Services are monitored by automated mechanisms and by the user community for
their availability and reliability. A simple traffic light system displays the
current status of a Web Service.
In addition to providing the means to programmatically access life science
tools and databases over the Internet, the facility acts as a place where
researchers can contact and meet the experts and maintainers of these services.
Web services have gained a momentum as a means for packaging existing data and
computational resources in a form that is amenable for use and composition by
third party applications.
The life science community is among the first adopters of Web Services.
Taverna, a workflow workbench that is popular within the life science community
- and which was jointly developed by computer scientists at The University of
Manchester - provides access to over 3,500 Web Services that can be composed by
scientists for constructing and enacting their in silico experiments.
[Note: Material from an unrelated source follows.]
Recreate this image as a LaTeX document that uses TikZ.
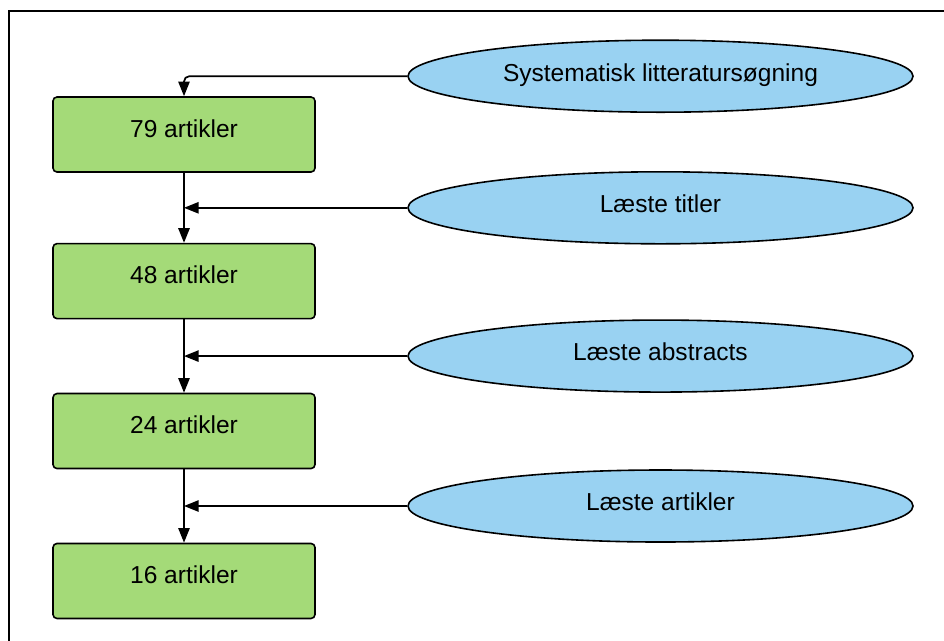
\documentclass[tikz,border=0pt]{standalone}
\usepackage{fontspec}
\setmainfont{Liberation Sans}
\usepackage{xcolor}
\usepackage{tikz}
\usetikzlibrary{positioning, calc, shapes.geometric, arrows.meta}
\definecolor{boxGreen}{RGB}{164,218,120}
\definecolor{ovalBlue}{RGB}{153,210,242}
\tikzset{
    stepbox/.style={
        rectangle,
        draw,
        line width=1.2pt,
        rounded corners=3pt,
        fill=boxGreen,
        minimum width=196.5pt,
        minimum height=56.25pt,
        text height=0.72em,
        text depth=0.3em,
        font=\fontsize{18.4}{22}\selectfont
    },
    source/.style={
        ellipse,
        draw,
        line width=1.2pt,
        fill=ovalBlue,
        inner sep=0pt,
        minimum width=378.75pt,
        minimum height=54pt,
        text height=0.72em,
        text depth=0pt,
        font=\fontsize{18.4}{22}\selectfont
    },
    flow/.style={
        -{Triangle[length=11pt, width=8.5pt]},
        line width=1.3pt
    }
}

\begin{document}
\begin{tikzpicture}[x=0.75pt, y=-0.75pt]
    \useasboundingbox (0,0) rectangle (944,640);
    % ramme
    \draw[line width=1.6pt] (9,11) rectangle (1000,700);

    % antal artikler
    \node[stepbox] (A) at (184,134.5) {79 artikler};
    \node[stepbox, below=52.5pt of A] (B) {48 artikler};
    \node[stepbox, below=55pt of B] (C) {24 artikler};
    \node[stepbox, below=55pt of C] (D) {16 artikler};

    % midtpunkter mellem boksene
    \coordinate (AB) at ($(A.south)!0.5!(B.north)$);
    \coordinate (BC) at ($(B.south)!0.5!(C.north)$);
    \coordinate (CD) at ($(C.south)!0.5!(D.north)$);

    % trin i soegningen
    \node[source] (search) at ($(A.north)+(476.5,-20)$) {Systematisk litteratursøgning};
    \node[source] (titles) at ($(AB)+(476.5,0)$) {Læste titler};
    \node[source] (abstracts) at ($(BC)+(476.5,0)$) {Læste abstracts};
    \node[source] (articles) at ($(CD)+(476.5,0)$) {Læste artikler};

    % pile
    \draw[flow, rounded corners=4pt] (search.west) -| (A.north);
    \draw[flow] (A) -- (B);
    \draw[flow] (B) -- (C);
    \draw[flow] (C) -- (D);
    \draw[flow] (titles.west) -- (AB);
    \draw[flow] (abstracts.west) -- (BC);
    \draw[flow] (articles.west) -- (CD);
\end{tikzpicture}
\end{document}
But one of the main issues that hinders the wide adoption and use of Web
Services is the difficulty in locating those that perform the analysis the
scientist is interested in.
With Biocatalogue.org, Web Services are annotated by expert curators, service
providers and by the wider Community using tags, rating, comments and
ontologies. Automated mining and monitoring tools are also used.
The project has been led by Prof Carole Goble at The University of Manchester
and Rodrigo Lopezat EMBL EBI.
Other contributors include Khalid Belhajjame,Franck Tanoh, Jiten Bhagat, Katy
Wolstencroft and Robert Stevens from The University of Manchester and Eric
Nzuobontane, Hamish McWilliam and Thomas Laurent from EMBL EBI.
The project is been funded by the Biotechnology and Biological Sciences
Research Council (BBSRC).
Notes for editors
BioCatalogue leverages from existing registry such as BioMoby and seekda.
BioCatalogue will merge with the Embrace registry
For more information on Biocatalogue.org, please contact:
Prof Carole Goble address@hidden
Rodrigo Lopez address@hidden
About The University of Manchester
The University of Manchester is Britain's largest single-site university with a
proud history of achievement and an ambitious agenda for the future. It is a
member of the Russell Group, was ranked with the elite group of research
universities traditionally formed by the triangle of Oxford, Cambridge and
London in the recent Research Assessment Exercise 2008. Its external research
income is £263 million.
About the European Bioinformatics Institute
The European Bioinformatics Institute (EBI) is part of the European Molecular
Biology Laboratory (EMBL) and is located on the Wellcome Trust Genome Campus in
Hinxton near Cambridge (UK). The EBI grew out of EMBL's pioneering work in
providing public biological databases to the research community. It hosts some
of the world's most important collections of biological data, including DNA
sequences (EMBL-Bank), protein sequences (UniProt), animal genomes (Ensembl),
three-dimensional structures (the Macromolecular Structure Database), data from
microarray experiments (ArrayExpress), protein-protein interactions (IntAct)
and pathway information (Reactome). The EBI hosts several research groups and
its scientists continually develop new tools for the biocomputing community.